The comedian discussed the incident over a new three-part episode of her podcast, “The World According to Sheryl,” saying that Osbourne’s accusation that executives at CBS had written questions for Underwood to ask Osbourne were not true.
“What additional questions came from an executive?” one of Underwood’s podcast co-hosts asked during Saturday’s episode.
“None ... none, none,” Underwood replied.
Osbourne had come under fire after she shouted at Underwood during an episode of “The Talk” on March 10, when the comedian questioned her about her support for Piers Morgan, who publicly cast doubt on Meghan Markle’s experiences of dealing with racism and contemplating suicide during her time as a working royal.
The show went on an extended hiatus after the exchange as the network conducted an internal review. CBS announced on March 26 that Osbourne’s on-set behavior “did not align” with the network’s values and that the panelist had decided to leave the show.
(See a clip of the exchange below.)
Osbourne had complained to Entertainment Tonight days after her tense encounter with Underwood that she felt taken off guard by her co-host’s question, and she accused executives of setting her up by not properly prepping her ― which she said is the usual practice. Osbourne called herself a “sacrificial lamb.”
“Sheryl asked me these questions, which I didn’t know ― and they were written questions ― and then Elaine’s [Welteroth] reading her questions, and I’m like, ‘I’ve been set up.’”
In an interview with Variety published last month, Osbourne accused CBS executives of sending orders to have Underwood ask her about Morgan’s attacks on the Duchess of Sussex.

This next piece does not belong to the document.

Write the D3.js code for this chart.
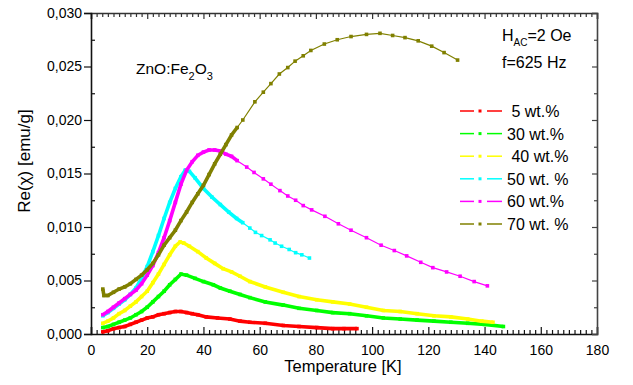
<!DOCTYPE html>
<html>
<head>
<meta charset="utf-8">
<script src="https://cdn.jsdelivr.net/npm/d3@7"></script>
<style>
  body { margin: 0; background: #fff; }
  text { font-family: "Liberation Sans", Arial, sans-serif; fill: #000; }
  .leg { white-space: pre; }
</style>
</head>
<body>
<svg id="chart" width="633" height="385"></svg>
<script>
// data: [T (K), Re(chi) (emu/g)]
const red5 = [[4.2,0.0002],[6,0.0003],[8,0.0005],[10,0.0006],[12,0.0007],[14,0.0009],[16,0.0011],[18,0.0013],[20,0.0015],[22,0.0016],[24,0.0018],[26,0.0019],[28,0.0020],[30,0.0021],[32,0.0021],[34,0.0020],[36,0.0019],[38,0.0018],[41,0.0016],[45,0.0015],[49.4,0.0014],[53,0.0012],[56.5,0.0011],[62,0.0010],[68.4,0.0008],[74,0.0007],[80.3,0.0006],[86,0.0005],[90,0.0005],[94.6,0.0005]];
const green30 = [[4.2,0.0006],[6,0.0007],[8,0.0009],[10,0.0011],[12,0.0013],[14,0.0015],[16,0.0018],[18,0.0021],[20,0.0025],[22,0.0030],[24,0.0035],[26,0.0040],[28,0.0046],[30,0.0051],[32,0.0056],[34,0.0055],[37,0.0052],[40,0.0049],[43.5,0.0046],[46,0.0043],[49.4,0.0040],[53,0.0037],[56.5,0.0034],[62,0.0030],[68.4,0.0027],[74,0.0024],[80.3,0.0022],[86,0.0020],[92,0.0019],[98,0.0017],[104,0.0015],[110,0.0014],[116,0.0013],[122,0.0012],[128,0.0011],[134,0.0010],[140,0.0009],[146.7,0.0007]];
const yellow40 = [[4.2,0.0010],[6,0.0012],[8,0.0015],[10,0.0019],[12,0.0022],[14,0.0026],[16,0.0030],[18,0.0035],[20,0.0040],[22,0.0048],[24,0.0056],[26,0.0065],[28,0.0074],[30,0.0082],[31.7,0.0086],[33,0.0085],[35,0.0082],[38,0.0077],[41,0.0071],[44,0.0066],[47,0.0061],[50,0.0058],[53,0.0054],[56.5,0.0049],[62,0.0044],[68.4,0.0039],[74,0.0035],[80.3,0.0032],[86,0.0030],[92,0.0028],[98,0.0025],[104,0.0022],[110,0.0021],[116,0.0019],[122,0.0017],[128,0.0016],[134,0.0014],[139,0.0012],[143,0.0011]];
const cyan50 = [[4.2,0.0017],[6,0.0020],[8,0.0024],[10,0.0028],[12,0.0032],[14,0.0037],[16,0.0043],[18,0.0052],[20,0.0063],[22,0.0077],[24,0.0092],[26,0.0108],[28,0.0123],[30,0.0136],[32,0.0147],[33.5,0.0153],[35,0.0152],[37,0.0146],[40,0.0136],[43,0.0128],[46,0.0121],[49,0.0114],[51.8,0.0108],[54,0.0104],[56.5,0.0099],[58.5,0.0095],[60.7,0.0092],[63.7,0.0088],[65.5,0.0085],[67.8,0.0082],[70.5,0.0079],[72.8,0.0076],[75,0.0074],[77.7,0.0071]];
const magenta60 = [[4.2,0.0018],[6,0.0021],[8,0.0025],[10,0.0029],[12,0.0033],[14,0.0037],[16,0.0041],[18,0.0047],[20,0.0055],[22,0.0064],[24,0.0076],[26,0.0090],[28,0.0106],[30,0.0123],[32,0.0140],[34,0.0153],[36,0.0161],[38,0.0167],[40,0.0170],[42,0.0172],[44,0.0172],[46,0.0171],[48,0.0168],[50,0.0166],[52,0.0162],[55.4,0.0156],[58,0.0151],[61.3,0.0145],[64,0.0140],[67.2,0.0134],[70,0.0129],[72.8,0.0125],[75.5,0.0120],[78.5,0.0116],[83.2,0.0110],[88,0.0103],[92.5,0.0097],[98,0.0090],[103.2,0.0083],[107.9,0.0078],[112.3,0.0073],[117.3,0.0067],[121.6,0.0062],[126.5,0.0058],[131.3,0.0054],[136.3,0.0049],[141,0.0045]];
const olive70 = [[4.2,0.0042],[4.6,0.0036],[6,0.0036],[8,0.0039],[10,0.0042],[12,0.0044],[14,0.0047],[16,0.0051],[18,0.0055],[20,0.0060],[22,0.0066],[24,0.0074],[26,0.0083],[28,0.0090],[30,0.0097],[32,0.0106],[34,0.0114],[36,0.0123],[38,0.0131],[40,0.0139],[42,0.0149],[44,0.0159],[46,0.0168],[48,0.0177],[50,0.0186],[52,0.0193],[54,0.0200],[58.3,0.0217],[61.3,0.0226],[64,0.0234],[67,0.0243],[70,0.0249],[72.6,0.0255],[75.5,0.0260],[78.2,0.0265],[83,0.0271],[87.6,0.0275],[92.5,0.0278],[98,0.0280],[102.8,0.0281],[107.3,0.0279],[111.7,0.0277],[116.4,0.0274],[121.2,0.0269],[125.6,0.0263],[130.4,0.0256]];

const seriesNames = [" 5 wt.%", "30 wt.%", " 40 wt.%", "50 wt. %", "60 wt.%", "70 wt. %"];
const seriesData = [red5, green30, yellow40, cyan50, magenta60, olive70];
const seriesColors = ["#ff0000", "#00ff00", "#ffff00", "#00ffff", "#ff00ff", "#808000"];
// markers lie so close together below this temperature that they form a thick band
const denseUntil = [999, 999, 999, 55, 53, 53];

const xMajor = d3.range(0, 181, 20);
const xMinor = d3.range(0, 181, 2).filter(v => v % 20 !== 0);
const yMajor = [0, 0.005, 0.010, 0.015, 0.020, 0.025, 0.030];
const yMinor = [0.0025, 0.0075, 0.0125, 0.0175, 0.0225, 0.0275];

const svg = d3.select("#chart");
const frame = { left: 91, right: 597, top: 13, bottom: 334 };

const x = d3.scaleLinear([0, 180], [frame.left, frame.right]);
const y = d3.scaleLinear([0, 0.030], [frame.bottom, frame.top]);
const fmt = v => v.toFixed(3).replace(".", ",");

// axes
function styleAxis(g, color) {
    g.select(".domain").attr("stroke", color).attr("stroke-width", 1.6);
    g.selectAll(".tick line").attr("stroke", color).attr("stroke-width", 1.2);
    g.selectAll(".tick text").style("font-size", "14px").attr("fill", "#000");
}

svg.append("g").attr("transform", `translate(0,${frame.bottom})`)
    .call(d3.axisBottom(x).tickValues(xMajor).tickSize(-7).tickPadding(11).tickFormat(d3.format("d")))
    .call(g => styleAxis(g, "#111"));
svg.append("g").attr("transform", `translate(0,${frame.bottom})`)
    .call(d3.axisBottom(x).tickValues(xMinor).tickSize(-4).tickFormat(""))
    .call(g => { g.select(".domain").remove(); styleAxis(g, "#111"); });

svg.append("g").attr("transform", `translate(0,${frame.top})`)
    .call(d3.axisTop(x).tickValues(xMajor).tickSize(-6).tickFormat(""))
    .call(g => styleAxis(g, "#333"));
svg.append("g").attr("transform", `translate(0,${frame.top})`)
    .call(d3.axisTop(x).tickValues(xMinor).tickSize(-4).tickFormat(""))
    .call(g => { g.select(".domain").remove(); styleAxis(g, "#333"); });

svg.append("g").attr("transform", `translate(${frame.left},0)`)
    .call(d3.axisLeft(y).tickValues(yMajor).tickSize(7).tickPadding(2).tickFormat(fmt))
    .call(g => styleAxis(g, "#111"));
svg.append("g").attr("transform", `translate(${frame.left},0)`)
    .call(d3.axisLeft(y).tickValues(yMinor).tickSize(-4).tickFormat(""))
    .call(g => { g.select(".domain").remove(); styleAxis(g, "#111"); });

svg.append("g").attr("transform", `translate(${frame.right},0)`)
    .call(d3.axisRight(y).tickValues(yMajor).tickSize(-5).tickFormat(""))
    .call(g => styleAxis(g, "#444"));
svg.append("g").attr("transform", `translate(${frame.right},0)`)
    .call(d3.axisRight(y).tickValues(yMinor).tickSize(-3).tickFormat(""))
    .call(g => { g.select(".domain").remove(); styleAxis(g, "#444"); });

// axis titles
svg.append("text")
    .attr("x", 343).attr("y", 372)
    .attr("text-anchor", "middle")
    .style("font-size", "16.5px")
    .text("Temperature [K]");

svg.append("text")
    .attr("transform", "translate(30,161) rotate(-90)")
    .attr("text-anchor", "middle")
    .style("font-size", "17px")
    .text("Re(χ) [emu/g]");

// curves
const line = d3.line().x(d => x(d[0])).y(d => y(d[1]));
const plot = svg.append("g");

seriesData.forEach((data, i) => {
    const c = seriesColors[i];
    plot.append("path")
        .datum(data)
        .attr("fill", "none")
        .attr("stroke", c)
        .attr("stroke-width", 1.2)
        .attr("d", line);
    plot.append("path")
        .datum(data.filter(d => d[0] <= denseUntil[i]))
        .attr("fill", "none")
        .attr("stroke", c)
        .attr("stroke-width", 3.6)
        .attr("d", line);
    plot.selectAll(null)
        .data(data)
        .enter().append("rect")
        .attr("x", d => x(d[0]) - 1.8)
        .attr("y", d => y(d[1]) - 1.8)
        .attr("width", 3.6)
        .attr("height", 3.6)
        .attr("fill", c);
});

// legend
const legend = svg.append("g");
seriesNames.forEach((name, i) => {
    const ly = 111 + i * 22.6;
    const c = seriesColors[i];
    legend.append("line").attr("x1", 460).attr("x2", 474).attr("y1", ly).attr("y2", ly)
        .attr("stroke", c).attr("stroke-width", 1.5);
    legend.append("line").attr("x1", 487).attr("x2", 502).attr("y1", ly).attr("y2", ly)
        .attr("stroke", c).attr("stroke-width", 1.5);
    legend.append("rect").attr("x", 478.5).attr("y", ly - 1.5).attr("width", 3).attr("height", 3)
        .attr("fill", c);
    legend.append("text")
        .attr("class", "leg")
        .attr("x", 507).attr("y", ly + 6)
        .style("font-size", "16px")
        .text(name);
});

// annotations
const h = svg.append("text").attr("x", 502).attr("y", 41).style("font-size", "16px");
h.append("tspan").text("H");
h.append("tspan").attr("dy", 5).style("font-size", "10px").text("AC");
h.append("tspan").attr("dy", -5).text("=2 Oe");

svg.append("text").attr("x", 502).attr("y", 68).style("font-size", "16px").text("f=625 Hz");

const zn = svg.append("text").attr("x", 136).attr("y", 74).style("font-size", "15.5px");
zn.append("tspan").text("ZnO:Fe");
zn.append("tspan").attr("dy", 6).style("font-size", "11px").text("2");
zn.append("tspan").attr("dy", -6).text("O");
zn.append("tspan").attr("dy", 6).style("font-size", "11px").text("3");
</script>
</body>
</html>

Elsewhere in her podcast, Underwood explained that she was serving as a moderator that week and that she was holding cards as she questioned Osbourne to keep track of all the “other segments” and “other topics” that were happening that day.
She said she jotted down ideas on what to ask during the segment while talking to an executive producer.
“So I start to write on my card, and I’m talking to an executive producer ― not that they’re telling me what to say, they’re helping me shape what I want to say, and this is right before the show is starting,” Underwood recalled. “So I’m writing on a marker, ‘I’d like to start with this and then I’d like to go to this and go to that. ... Does that sound OK? Does that sound succinct? It doesn’t sound argumentative does it?’”
“I’m thinking from the producer side, and I’m thinking, ‘How do you guide this conversation?’” she added.
CBS noted in its statement about Osbourne’s departure that it “did not find any evidence that CBS executives orchestrated the discussion or blindsided any of the hosts.”
“At the same time, we acknowledge the network and studio teams, as well as the showrunners, are accountable for what happened during that broadcast as it was clear the co-hosts were not properly prepared by the staff for a complex and sensitive discussion involving race,” the statement continued.
On March 12, Osbourne issued an apology, addressed to “anyone of color,” for her behavior on air earlier that week. Elsewhere in her interview with ET, she said she had apologized to Underwood and that the comedian has “not gotten back.”
Underwood said in her podcast over the weekend that she had not spoken to Osbourne since they were on set. Asked whether Osbourne had called her, Underwood said “no.”
“I’ve been looking through my phone ...” Underwood joked.
Underwood said later in the episode that she had received some text messages, though she did not specify who they were from.
“I want to be clear, I was texted by ... people ... and I don’t know if they want their business in the street, but I will say [I was reached out to] to say, ‘I understand what you’re going through and I know you need your space,’” Underwood later added. “Those were text messages.”
Osbourne also said she had apologized to Underwood in person in the dressing room after the encounter. Underwood said in an episode of her podcast last month that Osbourne had approached her immediately after the exchange and that the two “squashed it.”
Following Osbourne’s on-air outburst ― she demanded Underwood “educate” her on how Morgan’s behavior could be perceived as racist ― journalist Yashar Ali reported that she had been accused of making racist and homophobic comments about her former colleagues.
Osbourne denied those allegations through her publicist Howard Bragman, who called them “lies” and a “recasting of history.”